La vida democrática está llena de cargos públicos y responsables de partido que, por la propia naturaleza de su función, son susceptibles de crítica y examen. Se habla mal de los políticos, a veces con razón, pero a veces sin ella, y dentro de esas habladurías se critica a menudo el carácter "profesional" de su actividad, como si la profesionalidad, en un político, fuera una de las lacras del sistema. Pero pocos de los que denuncian al político como profesional caen en la cuenta de la alternativa que nos queda: la del político aficionado. Los sucesos burlescos del pasado lunes evidencian cómo frente al político profesional, susceptible de crítica o aplauso, lo única opción es el político aficionado, susceptible de análisis psiquiátrico, porque son aficionados todos los que juegan a la política alrededor de un palacio de justicia. Las masas de individuos perfectamente desocupados que pasan toda la mañana de un lunes ante el juzgado son políticos aficionados. Y son también políticos aficionados esos entes desesperados, tragicómicos, que han hecho del conflicto vasco su sustento y su único modo de pasar, ante el público, de meros figurantes a figurantes con frase. Ver a ciertos descerebrados que se detienen, a la entrada de un juzgado, para insultar a una masa encendida es de una irresponsabilidad que asusta, pero ello no deja de probar lo referido al principio: que cuando una tragedia histórica se convierte en sainete debemos felicitarnos, porque veníamos de un escenario muchísimo peor.

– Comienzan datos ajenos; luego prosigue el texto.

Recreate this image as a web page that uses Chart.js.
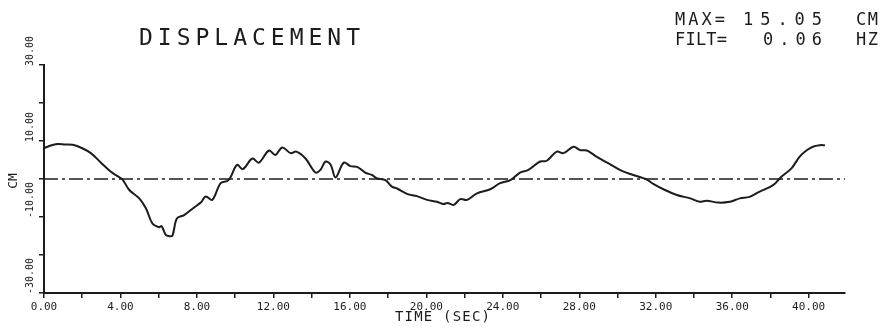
<!DOCTYPE html>
<html>
<head>
<meta charset="utf-8">
<script src="https://cdn.jsdelivr.net/npm/chart.js@4"></script>
<style>
  html, body { margin: 0; padding: 0; background: #fff; }
  canvas { display: block; }
</style>
</head>
<body>
<canvas id="c" width="889" height="334"></canvas>
<script>
// Displacement time history (cm) sampled along the record (s)
const timeSec = [
  0.0, 0.35, 0.7, 1.1, 1.5, 2.0, 2.45, 2.98, 3.5, 3.8,
  4.1, 4.46, 4.98, 5.33, 5.67, 6.02, 6.15, 6.37, 6.55, 6.72,
  6.95, 7.33, 7.85, 8.2, 8.46, 8.8, 9.24, 9.6, 9.75, 10.1,
  10.4, 10.9, 11.24, 11.77, 12.1, 12.46, 12.9, 13.2, 13.68, 14.2,
  14.46, 14.73, 15.0, 15.25, 15.68, 16.03, 16.38, 16.8, 17.16, 17.4,
  17.86, 18.2, 18.47, 18.99, 19.5, 20.04, 20.56, 20.9, 21.1, 21.43,
  21.78, 22.13, 22.65, 23.34, 23.86, 24.4, 24.9, 25.34, 25.95, 26.3,
  26.82, 27.17, 27.7, 28.04, 28.4, 28.9, 29.6, 30.2, 30.82, 31.2,
  31.52, 31.87, 32.48, 33.1, 33.8, 34.3, 34.66, 35.26, 35.87, 36.4,
  36.9, 37.44, 38.14, 38.57, 39.1, 39.53, 39.88, 40.22, 40.57, 40.85
];
const dispCm = [
  8.1, 8.8, 9.2, 9.1, 9.0, 8.1, 6.8, 4.3, 1.9, 0.9,
  -0.1, -2.9, -5.1, -7.7, -11.7, -12.7, -12.4, -14.7, -15.05, -14.9,
  -10.4, -9.5, -7.5, -6.2, -4.6, -5.5, -1.1, -0.5, 0.4, 3.7,
  2.6, 5.4, 4.3, 7.5, 6.3, 8.3, 6.8, 7.2, 5.4, 1.7,
  2.4, 4.6, 3.7, 0.4, 4.3, 3.4, 3.2, 1.7, 1.05, 0.2,
  -0.3, -2.0, -2.5, -3.9, -4.5, -5.5, -6.0, -6.6, -6.3, -6.8,
  -5.3, -5.5, -3.8, -2.7, -1.1, -0.3, 1.7, 2.4, 4.6, 4.8,
  7.2, 6.8, 8.5, 7.6, 7.5, 5.9, 3.9, 2.2, 1.05, 0.45,
  -0.1, -1.3, -2.9, -4.2, -5.1, -6.0, -5.7, -6.2, -6.0, -5.1,
  -4.7, -3.3, -1.6, 0.6, 2.8, 5.9, 7.5, 8.5, 8.9, 8.9
];

// Axis ranges and labelled ticks
const timeRange = [0, 41.9];
const dispRange = [-30, 30];
const xTickStep = 2;
const xTickLast = 40;
const xLabelStep = 4;
const yTickStep = 10;
const yTickValues = [-30, -10, 10, 30];
const yTickLabels = ['-30.00', '-10.00', '10.00', '30.00'];

const INK = '#1c1c1c';
const MONO = '"DejaVu Sans Mono", "Liberation Mono", monospace';

// Draws a string with its characters spread evenly over a given width
function spaced(ctx, text, x, y, width, font) {
  ctx.font = font;
  ctx.textAlign = 'left';
  ctx.textBaseline = 'alphabetic';
  const chars = [...text];
  const cw = ctx.measureText('M').width;
  const step = chars.length > 1 ? (width - cw) / (chars.length - 1) : 0;
  chars.forEach((ch, i) => ctx.fillText(ch, x + i * step, y));
}

const annotations = {
  id: 'annotations',
  afterDraw(chart) {
    const { ctx, scales: { y } } = chart;
    ctx.save();
    ctx.fillStyle = INK;

    spaced(ctx, 'DISPLACEMENT', 139, 45, 221, `23px ${MONO}`);

    spaced(ctx, 'MAX=', 675, 25, 50, `17px ${MONO}`);
    spaced(ctx, '15.05', 743, 25, 79, `17px ${MONO}`);
    spaced(ctx, 'CM', 856, 25, 22, `17px ${MONO}`);
    spaced(ctx, 'FILT=', 675, 45, 52, `17px ${MONO}`);
    spaced(ctx, '0.06', 763, 45, 59, `17px ${MONO}`);
    spaced(ctx, 'HZ', 856, 45, 22, `17px ${MONO}`);

    spaced(ctx, 'TIME (SEC)', 395, 321, 95, `14px ${MONO}`);

    // rotated y labels, reading upward from each tick
    ctx.font = `10px ${MONO}`;
    ctx.textAlign = 'left';
    ctx.textBaseline = 'middle';
    yTickValues.forEach((v, i) => {
      const py = y.getPixelForValue(v);
      ctx.save();
      ctx.translate(30, py + 1);
      ctx.rotate(-Math.PI / 2);
      ctx.fillText(yTickLabels[i], 0, 0);
      ctx.restore();
    });

    ctx.save();
    ctx.translate(14, 181);
    ctx.rotate(-Math.PI / 2);
    ctx.font = `13px ${MONO}`;
    ctx.textAlign = 'center';
    ctx.textBaseline = 'middle';
    ctx.fillText('CM', 0, 0);
    ctx.restore();

    ctx.restore();
  }
};

const axisGrid = {
  drawOnChartArea: false,
  drawTicks: true,
  tickLength: 5,
  color: INK,
  lineWidth: 1.5
};
const axisBorder = { display: true, color: INK, width: 2 };

new Chart(document.getElementById('c'), {
  type: 'line',
  data: {
    datasets: [
      {
        data: timeSec.map((t, i) => ({ x: t, y: dispCm[i] })),
        borderColor: INK,
        borderWidth: 2,
        pointRadius: 0,
        tension: 0.35,
        fill: false
      },
      {
        data: [{ x: timeRange[0], y: 0 }, { x: timeRange[1], y: 0 }],
        borderColor: INK,
        borderWidth: 1.5,
        borderDash: [14, 4, 3, 4],
        pointRadius: 0,
        fill: false
      }
    ]
  },
  options: {
    responsive: false,
    animation: false,
    events: [],
    layout: { padding: { top: 65, right: 44, left: 0, bottom: 0 } },
    plugins: { legend: { display: false }, tooltip: { enabled: false } },
    scales: {
      x: {
        type: 'linear',
        min: timeRange[0],
        max: timeRange[1],
        afterBuildTicks(scale) {
          const ticks = [];
          for (let v = timeRange[0]; v <= xTickLast; v += xTickStep) ticks.push({ value: v });
          scale.ticks = ticks;
        },
        afterFit(scale) { scale.height = 41; },
        ticks: {
          autoSkip: false,
          maxRotation: 0,
          padding: 3,
          color: INK,
          font: { family: MONO, size: 11 },
          callback: v => (v % xLabelStep === 0 ? v.toFixed(2) : '')
        },
        grid: axisGrid,
        border: axisBorder
      },
      y: {
        min: dispRange[0],
        max: dispRange[1],
        afterFit(scale) { scale.width = 44; },
        ticks: { stepSize: yTickStep, display: false },
        grid: axisGrid,
        border: axisBorder
      }
    }
  },
  plugins: [annotations]
});
</script>
</body>
</html>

Ojalá que, con el tiempo, la reducción al absurdo de este asunto llegue a niveles aún más subterráneos: a peleas en el barro, por ejemplo, entre jubilados iracundos y publicistas de saldo, a concursos de insultos o a carreras de sacos. Es lo mejor que podría pasarle al paisito, un indicio de que todo va por buen camino: nunca una guerra se originó en una pelea de taberna, pero muchas peleas de taberna son la morralla final, la escoria última de guerras ya olvidadas.